Caballero, el mundo por hábitat

Caballero corona el libro "El hombre que parecía un domingo", de Domínguez Óscar (Colprensa).

Por Oscar Domínguez Giraldo

El 17 de diciembre, hace siete años, Antonio José Caballero, el reportero estrella hecho en Santander de Quilichao, Cauca, tomó  su grabadora que era su sexto sentido, su genio siempre disparejo,  su gran capacidad de trabajo, su pinta de play boy, su soltería perpetua y nos dio con su ausencia.  

Paró el reloj a los 68 abriles.
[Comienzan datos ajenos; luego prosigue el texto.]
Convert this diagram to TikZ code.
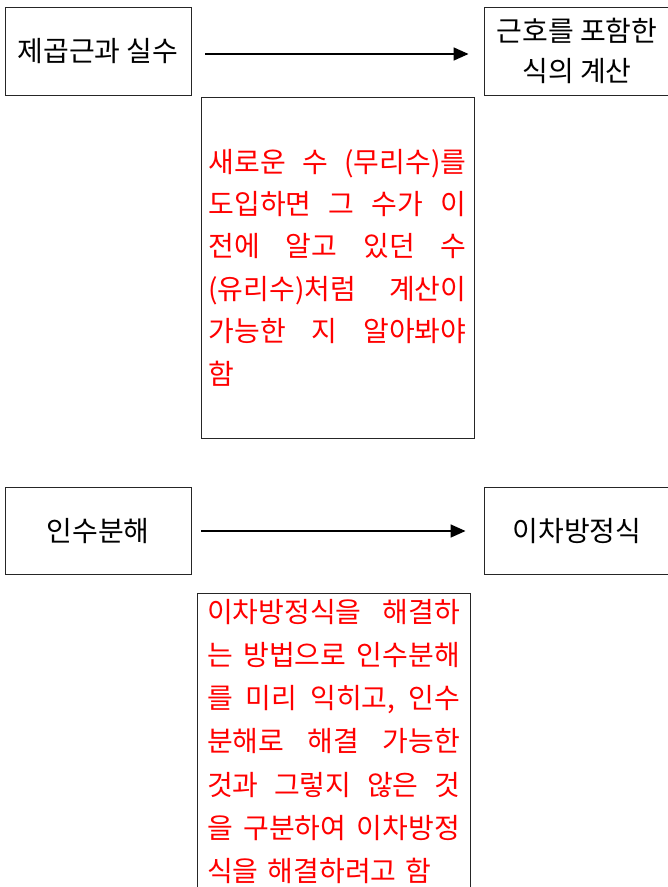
\documentclass[tikz,border=0pt]{standalone}
\usepackage{fontspec}
\newfontfamily\kr{Noto Sans CJK KR}
\usetikzlibrary{arrows.meta}
\begin{document}
\begin{tikzpicture}[x=1pt,y=-1pt,
  box/.style={draw=black!85,line width=0.9pt,inner sep=0pt},
  lbl/.style={box,minimum width=186pt,minimum height=88pt,font=\kr\fontsize{28}{40}\selectfont,align=center},
  redbox/.style={box,text=red,align=left},
  conn/.style={line width=1.6pt,-{Triangle[length=15pt,width=13pt]}}]
\useasboundingbox (0,0) rectangle (668,887);
\node[lbl] (a) at (98,51) {제곱근과 실수};
\node[lbl] (b) at (577,51) {근호를 포함한\\식의 계산};
\draw[conn] ([shift={(14,3)}]a.east) -- ([shift={(-15,3)}]b.west);
\node[redbox,minimum width=273pt,minimum height=341pt,text width=258pt,
  font=\kr\fontsize{28}{42.4}\selectfont] (r1) at (337.5,267.5) {%
\makebox[258pt][l]{새로운\hfill 수\hfill (무리수)를}\\
\makebox[258pt][l]{도입하면\hfill 그\hfill 수가\hfill 이}\\
\makebox[258pt][l]{전에\hfill 알고\hfill 있던\hfill 수}\\
\makebox[258pt][l]{(유리수)처럼\hfill 계산이}\\
\makebox[258pt][l]{가능한\hfill 지\hfill 알아봐야}\\
함};
\node[lbl,minimum height=87pt] (c) at (98,531) {인수분해};
\node[lbl,minimum height=87pt] (d) at (577,531) {이차방정식};
\draw[conn] ([xshift=10pt]c.east) -- ([xshift=-18pt]d.west);
\node[redbox,minimum width=273pt,minimum height=297pt,text width=253pt,
  font=\kr\fontsize{28}{43.2}\selectfont] (r2) at (333.5,741.5) {%
\makebox[253pt][l]{이차방정식을\hfill 해결하}\\
\makebox[253pt][l]{는\hfill 방법으로\hfill 인수분해}\\
\makebox[253pt][l]{를\hfill 미리\hfill 익히고,\hfill 인수}\\
\makebox[253pt][l]{분해로\hfill 해결\hfill 가능한}\\
\makebox[253pt][l]{것과\hfill 그렇지\hfill 않은\hfill 것}\\
\makebox[253pt][l]{을\hfill 구분하여\hfill 이차방정}\\
식을 해결하려고 함};
\end{tikzpicture}
\end{document}
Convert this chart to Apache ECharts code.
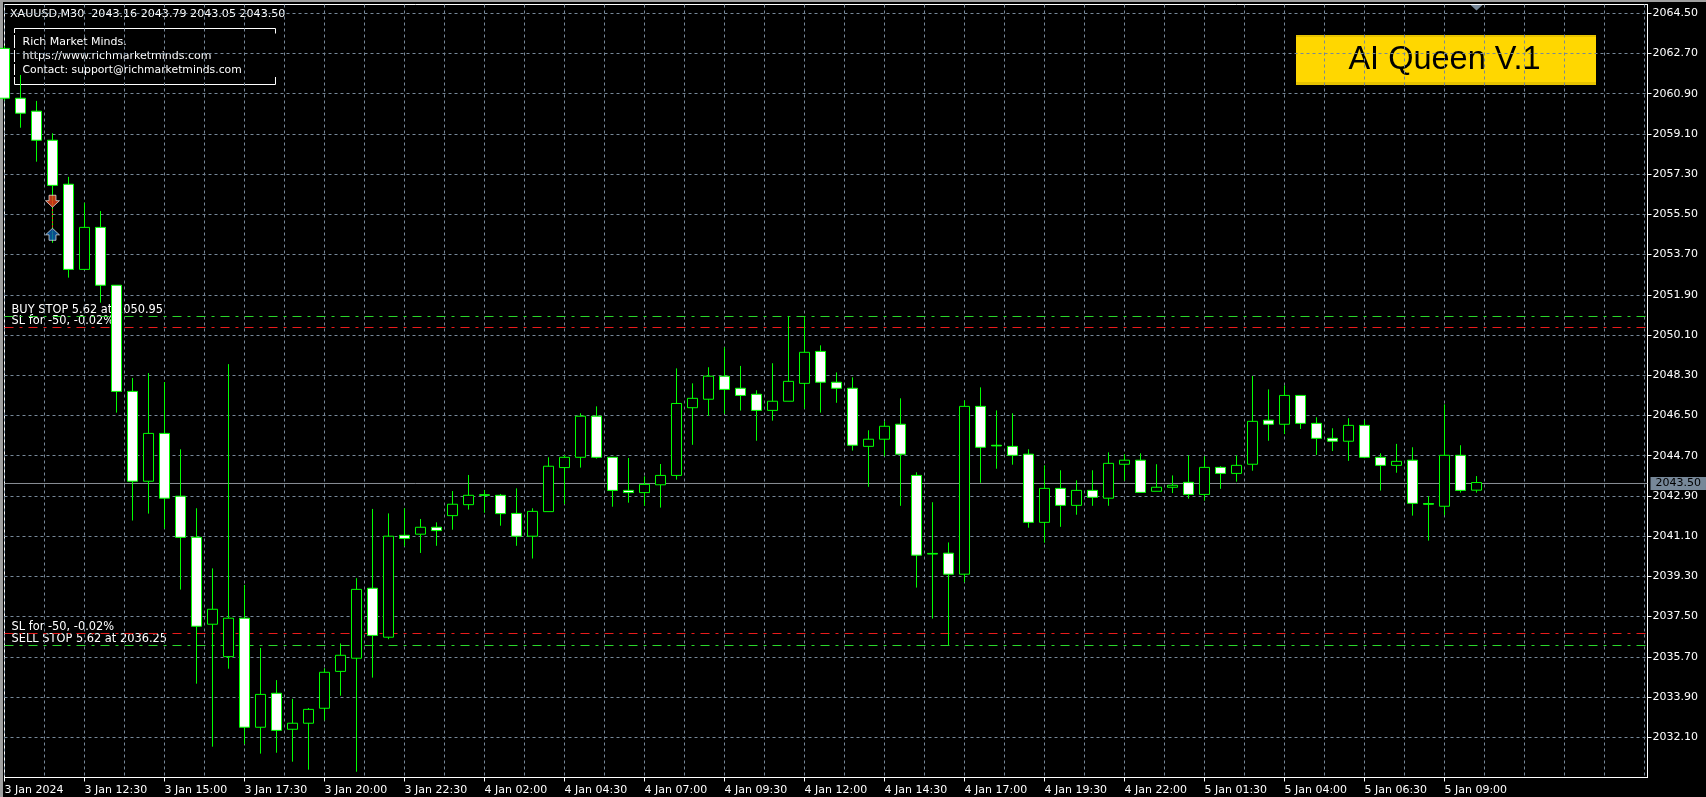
<!DOCTYPE html>
<html><head><meta charset="utf-8">
<style>html,body{margin:0;padding:0;background:#000;overflow:hidden}#c{width:1706px;height:797px}</style>
<script src="https://cdn.jsdelivr.net/npm/echarts@6/dist/echarts.min.js"></script>
</head><body><div id="c"></div>
<script>
const opens=[2062.93,2060.70,2060.12,2058.82,2056.85,2053.04,2054.92,2052.33,2047.58,2043.56,2045.70,2042.89,2041.05,2037.16,2035.71,2037.43,2032.55,2034.07,2032.46,2032.73,2033.40,2035.05,2035.64,2038.77,2036.58,2041.14,2041.19,2041.50,2042.02,2042.51,2042.95,2042.93,2042.12,2041.10,2042.20,2044.17,2044.63,2046.47,2044.63,2043.15,2043.05,2043.40,2043.82,2046.85,2047.23,2048.26,2047.72,2047.45,2046.73,2047.14,2047.94,2049.37,2047.99,2047.72,2045.12,2045.44,2046.11,2043.82,2040.33,2040.34,2039.40,2046.91,2045.17,2045.12,2044.77,2041.72,2043.24,2042.48,2043.15,2042.80,2044.32,2044.50,2043.11,2043.29,2043.51,2042.97,2044.18,2043.91,2044.32,2046.29,2046.11,2047.40,2046.15,2045.48,2045.35,2046.06,2044.63,2044.27,2044.50,2042.56,2042.44,2044.72,2043.16];
const closes=[2060.70,2060.03,2058.82,2056.80,2053.04,2054.92,2052.33,2047.58,2043.56,2045.70,2042.80,2041.05,2037.07,2037.83,2037.43,2032.55,2034.02,2032.41,2032.73,2033.35,2035.01,2035.77,2038.72,2036.66,2041.10,2041.00,2041.50,2041.35,2042.53,2042.93,2042.93,2042.11,2041.10,2042.21,2044.23,2044.63,2046.47,2044.63,2043.15,2043.05,2043.42,2043.82,2047.04,2047.27,2048.26,2047.67,2047.40,2046.73,2047.14,2048.03,2049.33,2047.99,2047.72,2045.17,2045.44,2046.02,2044.77,2040.25,2040.30,2039.40,2046.91,2045.08,2045.14,2044.72,2041.72,2043.24,2042.48,2043.15,2042.84,2044.36,2044.50,2043.06,2043.29,2043.38,2042.97,2044.18,2043.91,2044.27,2046.24,2046.11,2047.40,2046.15,2045.48,2045.35,2046.06,2044.63,2044.27,2044.45,2042.57,2042.53,2044.72,2043.15,2043.50];
const lows=[2060.60,2059.38,2057.86,2054.23,2052.67,2053.04,2051.55,2046.63,2041.80,2042.11,2041.44,2038.71,2034.50,2031.68,2035.17,2031.80,2031.37,2031.41,2031.01,2030.65,2032.86,2033.96,2030.56,2034.77,2036.49,2040.65,2040.35,2040.67,2041.39,2042.29,2042.15,2041.57,2040.67,2040.10,2042.20,2042.54,2044.17,2044.57,2042.42,2042.60,2042.46,2042.38,2043.63,2045.19,2046.48,2046.58,2046.72,2045.37,2046.27,2047.14,2046.81,2046.63,2047.07,2044.93,2043.31,2044.68,2042.46,2038.80,2037.41,2036.23,2039.04,2043.49,2044.12,2044.30,2041.48,2040.81,2041.52,2042.06,2042.46,2042.46,2043.58,2043.06,2043.11,2043.03,2042.78,2042.69,2043.22,2043.54,2044.03,2045.37,2045.67,2045.90,2044.73,2044.91,2044.47,2044.59,2043.14,2043.94,2042.02,2040.90,2042.04,2043.05,2043.05];
const highs=[2063.05,2061.74,2060.58,2059.13,2057.18,2056.02,2055.65,2052.33,2048.18,2048.40,2048.00,2044.99,2042.35,2039.66,2048.80,2038.92,2036.10,2034.66,2033.82,2033.41,2035.19,2036.30,2039.22,2042.32,2042.12,2042.35,2041.87,2041.72,2043.12,2043.84,2043.17,2042.99,2043.24,2042.35,2044.63,2044.73,2046.60,2046.91,2044.63,2044.60,2043.78,2044.33,2048.61,2047.94,2048.66,2049.55,2048.72,2047.63,2048.84,2050.92,2050.92,2049.64,2048.43,2048.21,2045.84,2046.24,2047.27,2043.96,2042.62,2040.82,2047.18,2047.76,2046.73,2046.60,2044.99,2044.27,2044.05,2043.60,2044.05,2044.85,2044.77,2044.81,2044.32,2043.82,2044.72,2044.68,2044.23,2044.72,2048.27,2047.67,2047.85,2047.40,2046.42,2045.93,2046.38,2046.29,2044.81,2045.23,2045.08,2042.89,2047.00,2045.17,2043.79];
const xTickBars=[0,5,10,15,20,25,30,35,40,45,50,55,60,65,70,75,80,85,90];
const xLabels=['3 Jan 2024','3 Jan 12:30','3 Jan 15:00','3 Jan 17:30','3 Jan 20:00','3 Jan 22:30','4 Jan 02:00','4 Jan 04:30','4 Jan 07:00','4 Jan 09:30','4 Jan 12:00','4 Jan 14:30','4 Jan 17:00','4 Jan 19:30','4 Jan 22:00','5 Jan 01:30','5 Jan 04:00','5 Jan 06:30','5 Jan 09:00'];
const yTicks=[2032.1,2033.9,2035.7,2037.5,2039.3,2041.1,2042.9,2044.7,2046.5,2048.3,2050.1,2051.9,2053.7,2055.5,2057.3,2059.1,2060.9,2062.7,2064.5];
const buyStopLine=2050.9315, buyStopSL=2050.439, sellStopLine=2036.208, sellStopSL=2036.745, lastPriceLine=2043.458;
const lastPriceTag='2043.50';
const sellMark=[3,2056.09], buyMark=[3,2054.61];

const XMAX=102.69, YMIN=2030.301, YMAX=2064.894;
const GRID='#778899', FONT='DejaVu Sans';
const candles=opens.map((o,i)=>[i,o,closes[i],lows[i],highs[i]]);
const level=(p,color,dash,extra)=>Object.assign({type:'line',z:1,symbol:'none',silent:true,data:[[0,p],[XMAX,p]],
  lineStyle:{color,width:1,type:dash}},extra||{});
const DASHDOT=[9,6,3,6];
const seg=(x1,y1,x2,y2)=>({type:'line',z:-5,shape:{x1,y1,x2,y2},style:{stroke:'#fff',lineWidth:1}});
const txt=(x,y,text,size)=>({type:'text',z:-4,x,y,style:{text,fill:'#fff',font:(size||'11px')+' "'+FONT+'"',textVerticalAlign:'middle'}});

const chart=echarts.init(document.getElementById('c'),null,{renderer:'canvas'});
chart.setOption({
  animation:false,
  backgroundColor:'#000',
  grid:{left:4.5,top:4.5,width:1643,height:773,show:true,borderColor:'#fff',borderWidth:1,backgroundColor:'transparent',containLabel:false},
  xAxis:[
    {type:'value',min:0,max:XMAX,interval:2.5,position:'bottom',
     axisLine:{show:false},axisTick:{show:false},axisLabel:{show:false},
     splitLine:{show:true,lineStyle:{color:GRID,width:1,type:[3,3]}}},
    {type:'value',min:0,max:XMAX,position:'bottom',
     axisLine:{show:true,onZero:false,lineStyle:{color:'#fff',width:1}},
     axisTick:{show:true,length:4,customValues:xTickBars,lineStyle:{color:'#fff',width:1}},
     splitLine:{show:false},
     axisLabel:{show:true,customValues:xTickBars,hideOverlap:false,color:'#fff',fontFamily:FONT,fontSize:11,align:'left',margin:7,
       formatter:v=>xLabels[xTickBars.indexOf(v)]||''}}
  ],
  yAxis:{type:'value',position:'right',min:YMIN,max:YMAX,scale:true,
    axisLine:{show:true,onZero:false,lineStyle:{color:'#fff',width:1}},
    axisTick:{show:true,length:4,customValues:yTicks,lineStyle:{color:'#fff',width:1}},
    splitLine:{show:true,lineStyle:{color:GRID,width:1,type:[3,3]}},
    axisLabel:{show:true,customValues:yTicks,color:'#fff',fontFamily:FONT,fontSize:11,margin:5,padding:[5,0,0,0],formatter:v=>v.toFixed(2)}},
  series:[
    level(lastPriceLine,'#8a8f96','solid',{z:1,endLabel:{show:true,distance:3,formatter:()=>lastPriceTag,color:'#000',backgroundColor:GRID,
      fontFamily:FONT,fontSize:11,padding:[1,5,1,5]}}),
    level(buyStopLine,'#2bd62b',DASHDOT),
    level(buyStopSL,'#e81c1c',DASHDOT),
    level(sellStopSL,'#e81c1c',DASHDOT),
    level(sellStopLine,'#2bd62b',DASHDOT),
    {type:'candlestick',z:2,clip:true,barWidth:10,silent:true,data:candles,
     itemStyle:{color:'#000',color0:'#fff',borderColor:'#00ff00',borderColor0:'#00ff00',borderColorDoji:'#00ff00',borderWidth:1}},
    {type:'line',z:3,symbol:'none',silent:true,data:[sellMark,buyMark],lineStyle:{color:'#ff2a1a',width:1,type:[2,2]}},
    {type:'scatter',z:4,silent:true,symbol:'path://M3 0H9V5H12L6 11L0 5H3Z',symbolSize:[14,12],data:[sellMark],
     itemStyle:{color:'#e8451a',borderColor:'#fff',borderWidth:0.8}},
    {type:'scatter',z:4,silent:true,symbol:'path://M3 11H9V6H12L6 0L0 6H3Z',symbolSize:[14,12],data:[buyMark],
     itemStyle:{color:'#0a62b0',borderColor:'#fff',borderWidth:0.8}}
  ],
  graphic:{elements:[
    {type:'rect',z:-10,shape:{x:0,y:0,width:1706,height:2},style:{fill:'#a0a0a0'}},
    {type:'rect',z:-10,shape:{x:0,y:0,width:3,height:797},style:{fill:'#a0a0a0'}},
    {type:'rect',z:-10,shape:{x:1296,y:35,width:300,height:50},style:{fill:'#ffd700'}},
    {type:'rect',z:-9,shape:{x:1296,y:82,width:300,height:3},style:{fill:'#e6c200'}},
    {type:'rect',z:-9,shape:{x:1296,y:35,width:300,height:2},style:{fill:'#e6c200'}},
    {type:'text',z:-8,x:1444.5,y:60.5,style:{text:'AI Queen V.1',fill:'#000',font:'32.5px "Liberation Sans"',textAlign:'center',textVerticalAlign:'middle'}},
    seg(14.5,28.5,275.5,28.5),seg(14.5,84.5,275.5,84.5),
    seg(14.5,28.5,14.5,33),seg(14.5,35,14.5,48),seg(14.5,50,14.5,62),seg(14.5,64,14.5,75),seg(14.5,77,14.5,84.5),
    seg(275.5,28.5,275.5,33.5),seg(275.5,77,275.5,84.5),
    txt(10,14.5,'XAUUSD,M30  2043.16 2043.79 2043.05 2043.50','11.1px'),
    txt(22.5,42.5,'Rich Market Minds.'),
    txt(22.5,56.5,'https://www.richmarketminds.com'),
    txt(22.5,70.5,'Contact: support@richmarketminds.com','10.8px'),
    txt(11.5,310.5,'BUY STOP 5.62 at 2050.95','11.4px'),
    txt(11.5,321.5,'SL for -50, -0.02%','11.4px'),
    txt(11.5,627.5,'SL for -50, -0.02%','11.4px'),
    txt(11.5,639.5,'SELL STOP 5.62 at 2036.25','11.4px'),
    {type:'polygon',z:-3,shape:{points:[[1470.5,5],[1482.5,5],[1476.5,10.5]]},style:{fill:GRID}}
  ]}
});
</script></body></html>
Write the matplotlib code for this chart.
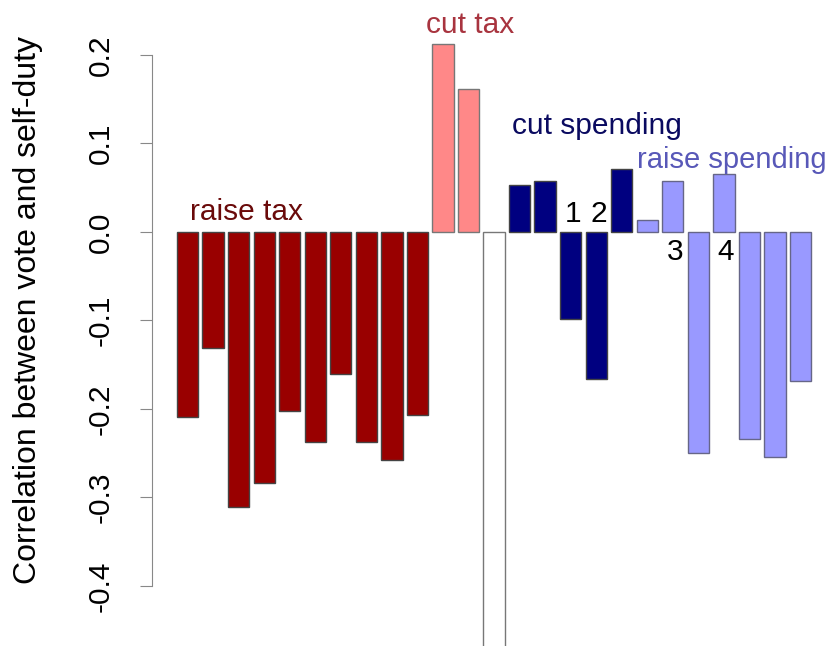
import numpy as np
import matplotlib.pyplot as plt
import matplotlib as mpl

mpl.rcParams.update({
    "font.family": ["Liberation Sans", "DejaVu Sans"],
})

# bar values, left to right
raise_tax = [-0.209, -0.131, -0.311, -0.284, -0.202, -0.237, -0.161, -0.237, -0.258, -0.207]
cut_tax = [0.212, 0.161]
blank = [-0.60]          # white bar, runs off the bottom
cut_spending = [0.053, 0.058, -0.099, -0.166, 0.071]
raise_spending = [0.013, 0.057, -0.250, 0.065, -0.234, -0.254, -0.169]

COLORS = {
    "raise_tax": "#990000",
    "cut_tax": "#FF8888",
    "blank": "white",
    "cut_spending": "#000080",
    "raise_spending": "#9999FF",
}
EDGES = {
    "raise_tax": "#444444",
    "cut_tax": "#777777",
    "blank": "#777777",
    "cut_spending": "#444444",
    "raise_spending": "#666688",
}

groups = [("raise_tax", raise_tax), ("cut_tax", cut_tax), ("blank", blank),
          ("cut_spending", cut_spending), ("raise_spending", raise_spending)]

values, colors, edges = [], [], []
for name, vals in groups:
    values += vals
    colors += [COLORS[name]] * len(vals)
    edges += [EDGES[name]] * len(vals)
values = np.array(values)
# R barplot layout: width 1, space 0.2
xpos = 0.7 + 1.2 * np.arange(len(values))

# numbered bars (index into the bar list)
numbered = {15: "1", 16: "2", 19: "3", 21: "4"}

FS = 21.5

fig = plt.figure(figsize=(8.31, 6.46), dpi=100)
ax = fig.add_axes([0, 0, 1, 1])
ax.bar(xpos, values, width=1.0, color=colors, edgecolor=edges, linewidth=1.0)

ax.set_xlim(-8.11, 30.93)
ax.set_ylim(-0.468, 0.262)

for s in ["top", "right", "bottom"]:
    ax.spines[s].set_visible(False)
ax.spines["left"].set_position(("data", -0.97))
ax.spines["left"].set_bounds(-0.4, 0.2)
ax.spines["left"].set_color("#888888")
ax.set_xticks([])
ticks = [-0.4, -0.3, -0.2, -0.1, 0.0, 0.1, 0.2]
ax.set_yticks(ticks)
ax.set_yticklabels([f"{t:.1f}" for t in ticks], rotation=90, va="center",
                   fontsize=FS)
ax.tick_params(axis="y", direction="out", length=9, color="#888888", pad=18)
ax.set_ylabel("Correlation between vote and self-duty", fontsize=23)
ax.yaxis.set_label_coords(0.052, 0.52, transform=fig.transFigure)
ax.patch.set_alpha(0)

# group labels
ax.text(0.82, 0.022, "raise tax", color="#6a0a0a", fontsize=FS, ha="left", va="center")
ax.text(13.98, 0.234, "cut tax", color="#a8343f", fontsize=FS, ha="center", va="center")
ax.text(15.94, 0.12, "cut spending", color="#0a0a60", fontsize=FS, ha="left", va="center")
ax.text(21.80, 0.081, "raise spending", color="#5858b8", fontsize=21, ha="left", va="center")

for i, lab in numbered.items():
    y = 0.02 if i < 17 else -0.023
    ax.text(xpos[i] + 0.1, y, lab, color="black", fontsize=FS, ha="center", va="center")

fig.savefig("out.png", dpi=100)
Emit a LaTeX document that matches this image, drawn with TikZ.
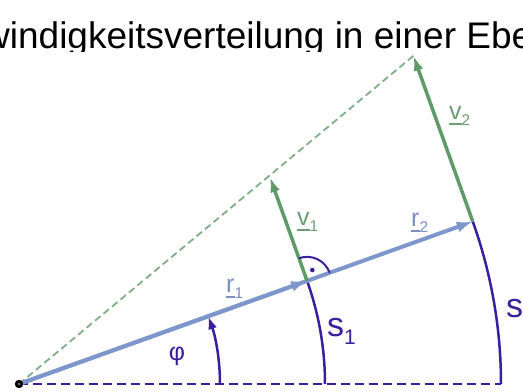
\documentclass[tikz,border=0pt]{standalone}
\usepackage{fontspec}
\setmainfont{Liberation Sans}
\usetikzlibrary{arrows.meta,calc}
\definecolor{rblue}{HTML}{7D97CC}
\definecolor{rtext}{HTML}{7A8FC0}
\definecolor{vgreen}{HTML}{5F9B68}
\definecolor{vtext}{HTML}{6E9E74}
\definecolor{lightgreen}{HTML}{7FAE88}
\definecolor{arcblue}{HTML}{3B1E9E}

\newcommand{\idx}[1]{\raisebox{-0.22em}{\scalebox{0.62}{#1}}}
\newcommand{\ul}[1]{\setbox0\hbox{#1}\rlap{\rule[-0.2em]{\wd0}{0.08em}}\box0}

\tikzset{
  rvec/.style={rblue, line width=4pt, -{Latex[length=16pt,width=11pt]}},
  vvec/.style={vgreen, line width=3.5pt, -{Latex[length=15pt,width=10pt]}},
  arcline/.style={arcblue, line width=2.5pt},
  lab/.style={anchor=base west, inner sep=0pt},
  vecfont/.style={font=\fontsize{25}{28}\selectfont},
  arcfont/.style={font=\fontsize{34}{38}\selectfont}
}

\begin{document}
\begin{tikzpicture}[x=1pt,y=1pt]
\useasboundingbox (0,0) rectangle (523,391);
\clip (0,0) rectangle (523,391);

% title, cut off by the picture below
\begin{scope}
\clip (0,339) rectangle (523,391);
\node[lab, font=\fontsize{37}{40}\selectfont] (title) at (-17,342) {windigkeitsverteilung in einer Ebe};
\end{scope}

\coordinate (O) at (19,7);
\coordinate (P1) at ($(O)+(19.7:306)$);
\coordinate (P2) at ($(O)+(19.7:482)$);
\coordinate (V1) at ($(P1)+(109.7:110)$);
\coordinate (V2) at ($(P2)+(109.7:176)$);
\coordinate (B2) at ($(O)+(482,0)$);
\coordinate (A0) at ($(O)+(201,0)$);

% green guide line through the tips
\draw[lightgreen, line width=1.8pt, dash pattern=on 7pt off 4pt] (O) -- (V2);

% base line and arcs
\draw[arcline, line width=2.8pt, dash pattern=on 9pt off 5pt] (O) -- (B2);
\draw[arcline] (P1) arc[start angle=19.7, end angle=0, radius=306];
\draw[arcline] (P2) arc[start angle=19.7, end angle=0, radius=482];
\draw[arcline, -{Latex[length=13pt,width=9pt]}] (A0) arc[start angle=0, end angle=19.7, radius=201];

% position vectors
\draw[rvec] (O) -- (P2);
\draw[rvec] (O) -- (P1);

% velocities
\draw[vvec] (P1) -- (V1);
\draw[vvec] (P2) -- (V2);

% right angle
\draw[arcblue, line width=2pt] ($(P1)+(19.7:24)$) arc[start angle=19.7, end angle=109.7, radius=24];
\fill[arcblue] ($(P1)+(64:12)$) circle (2.3);

\fill[black] (O) circle (4.2);
\fill[gray] (O) circle (1.3);

% labels
\node[lab, rtext, vecfont] (lr1) at (226,98) {\ul{r}\idx{1}};
\node[lab, rtext, vecfont] (lr2) at (411,164) {\ul{r}\idx{2}};
\node[lab, vtext, vecfont] (lv1) at (297,165) {\ul{v}\idx{1}};
\node[lab, vtext, vecfont] (lv2) at (449,271) {\ul{v}\idx{2}};
\node[lab, arcblue, arcfont] (ls1) at (327,54) {s\idx{1}};
\node[lab, arcblue, arcfont] (ls2) at (506,73) {s};
\node[arcblue, inner sep=0pt, font=\fontsize{25}{28}\selectfont] (lphi) at (177,35) {φ};
\end{tikzpicture}
\end{document}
Un cáncer lo puso a marcar eternidad.
Sólo le faltó dar la noticia de su muerte en la bogotanísima clínica del Country, donde colgó apagó el dial de su vida. De resto dio todas las noticias, desde cuando su descubridor, Orlando Cadavid, entonces director de RCN, le dio la alternativa radial como corresponsal en España.

El azar le deparó la muerte del papa Paulo VI que cubrió con todos los juguetes, a pesar de que apenas se iniciaba en la reportería, la joya de la corona del periodismo. 

Luego contó detalles de la muerte del sucesor, Juan Pablo I, el papa de la sonrisa, quien apenas tuvo tiempo de sonreír y calentar la silla: duró 33 días como sucesor de Pedro. Murió de sospechoso infarto (Juan Pablo I, no Pedro). Lo reemplazó Juan Pablo II quien hace cómodo carrizo en los altares. 

Después de cortar oreja, rabo y pata en su calidad de corresponsal en el primer mundo, Antonio José fue llamado a filas a RCN-Bogotá. Aquí  hizo historia como cargaladrillos. Ni falta que le hizo ocupar cargos directivos.  

Relajado, Caballero, simepre presto para cubrir lo que sea.

Se lució como reportero, un trabajo tan desgastador y acaso tan desagradecido y mal pagado como el de ama de casa. 

Cuando partió, jefes suyos como Cadavid, Gossaín y Dario Arizmendi se atropellaron para exaltar sus virtudes de reportero consumado.  

Prácticamente, Caballero aprendió italiano cubriendo llegadas y salidas de papas. Esos cubrimientos fueron la cuota inicial de una larga carrera que lo llevó a decenas de países. Difícil llenar más pasaportes. 

Se la pasó más volando que durmiendo y amando. En los aeropuertos lo conocían los funcionarios de aduanas;  las azafatas lo saludaban por su nombre. El caucano aprovechaba para echarles los perros. 

A sus espaldas le decían «Terciopelo», una ironía para aludir a que se enojaba viendo pasar una tractomula.  

Trabajó en Cromos y en la revista Antena. Y en televisión, donde fue presentador y productor. Pero su reino estaba en la radio. También le jaló a las columnas de prensa para dar su propia interpretación de los hechos que cubría en este acabadero de ropa que es el mundo.  

Para no quitarle tiempo a su oficio de infatigable reportero, decidió decirle no al matrimonio. “Invicto vencedor jamás vencido” en asuntos relacionados con la epístola,  siempre mantuvo ocupado el departamento de afectos. No tuvo quejas de la ternura femenina. 

Arafat, Gadafi, Hugo Chávez, Tirofijo, presidentes, figuras de todas las farándulas, para no alargar el chico, figuraron entre sus decenas entrevistados. Decía que las mejores entrevistas se las hizo a Fidel Castro. 

Se me quedó con varios libros que le presté. Lo perdono si se los leyó. Creo que sí se los devoró.  

Que te siga yendo bien, Terciopelo. Te extrañamos. (Estas líneas pasaron por el taller de latonería, pintura y similares).